A: Reach out to your community for respite services and use that time for whatever lets you relax for a bit.
 Q: Are there any support groups that you recommend for parents or children?
 A:  Not really.  Each parent is as different as their kiddos.  So what works for one person may not work for another.
 Q: What are your favorite family activities?
 A: My kiddos love a walk through Target & have always loved Barnes & Noble.

      When asked to send a picture representing this girl’s artwork, her mom sent me the tree picture and a meme saying, “Autism is not a flaw in the design; it’s a feature that adds depth and complexity to humanity.” The quote is by Stuart Duncan. I thought about that quote and appreciate the message. This girl is an emerging artist. People with autism bring so much depth, and getting to know someone with autism is a treasure.

     This girl moved away before her eighth-grade year, and I would have loved to have taught her for one more year. I would have loved to help her make the transition to high school. The elementary teacher had been so helpful to me, and I wanted to do the same thing for the next teacher. I wrote detailed notes about her preferences and motivators. I felt like we had achieved great progress, for I understood when to push her and when to give her a break.

     Sadly, her mom told me that all the helpful hints I had given to the next school in another state fell on deaf ears. She was not given the quiet office space she needed, nor was she given the support I had recommended. The explicit letter with my phone number was never used, and I never got that expected call. I envisioned the next teacher would be like me, and try to find out as much about this girl and what worked for her, but her mom reports that the I.E.P was rewritten. The family moved away from this state because her needs were not being met.

       So many times we try to squeeze people with autism into these boxes of expectations that they are not equipped to fit. We must appreciate each person’s gifts and talents and meet them where they are. We need to figure out what works for them. Autism means that the person sees, smells, tastes, and listens to the world differently. Our goal should not be to make people non- Autistic, but to make people proud to be autistic. As this mom said, each child wants more than anything to be treated like everyone else and have the same opportunities as their neurotypical peers. Her mom knows this girl very well and celebrates who she is. She is an emerging artist.
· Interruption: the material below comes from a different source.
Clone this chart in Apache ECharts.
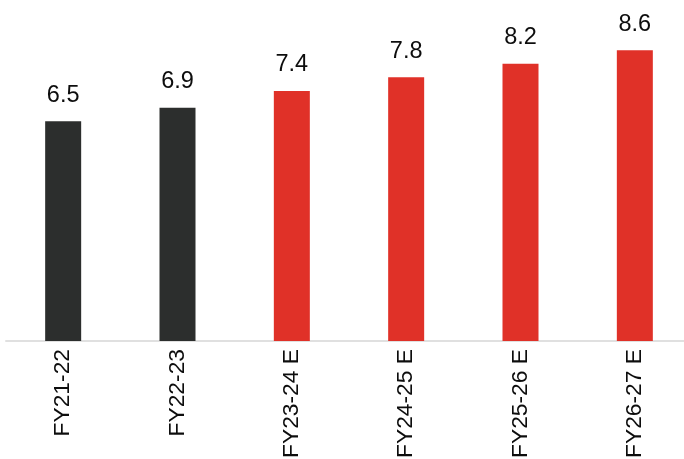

     Another important thing this mom said pertained to advice to teachers. She said to write the I.E.P. for who the child could become, not where the least amount of support would be offered to get the child through the day. It is important to think holistically when planning for a child’s success.

     The high school where this girl is now a student has neurotypical kids who are kind to her. That makes me happy because she wanted friends, just like everyone else. Sometimes she would tell me I was her only friend, and we would work on conversation skills and what she could talk about with other people. This girl has a lot to give, with so many talents and a sense of humor that makes her fun to be around. I love it when her mom shares her progress with me. I hope she finds her niche, her friends, and people who recognize this wonderful girl I saw when she was my student.